Hi Peter,
> That's interesting, where can I read about "giant-stepping the generator"?
> The wiki article
> http://en.wikipedia.org/wiki/Linear_congruential_generator doesn't
> mention distributed processing.
The term "giant-stepping" may not be in general use....
The idea is to find an efficient way to compute an RNG state
far ahead of the current one.
For a multiplicative generator like that of the NPB:
x[k+1] = a * x[k] mod p
(p not necessarily prime), observe that
x[k+2] = a * x[k+1] mod p = a**2 * x[k] mod p
so
x[k+m] = (a**m mod p) * x[k] mod p
a**m mod p may be efficiently computed by Russian Peasant:
http://en.wikipedia.org/wiki/Ancient_Egyptian_multiplication#Russian_peasant_multiplication
Then
x[k+2*m] = (a**m mod p) * x[k+m] mod p
et cetera. Single-threaded operations fill in the rest.

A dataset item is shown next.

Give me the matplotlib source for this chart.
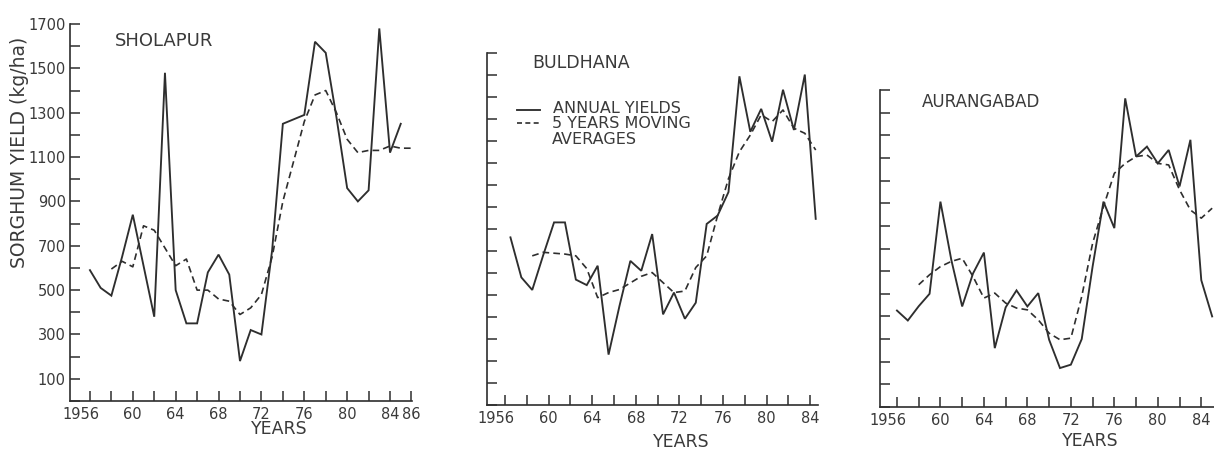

For LFSR-based generators, the multiplier is a bit matrix,
so powers of that matrix would need to be computed (also by
Russian Peasant).
The scheme would be particular to each generation algorithm.
Surprisingly many RNG can be parallelized this way; the big
advantage over (say) simply giving each computational thread
private RNG parameters is that with care the results of a
parallel computation could match those of a serial one.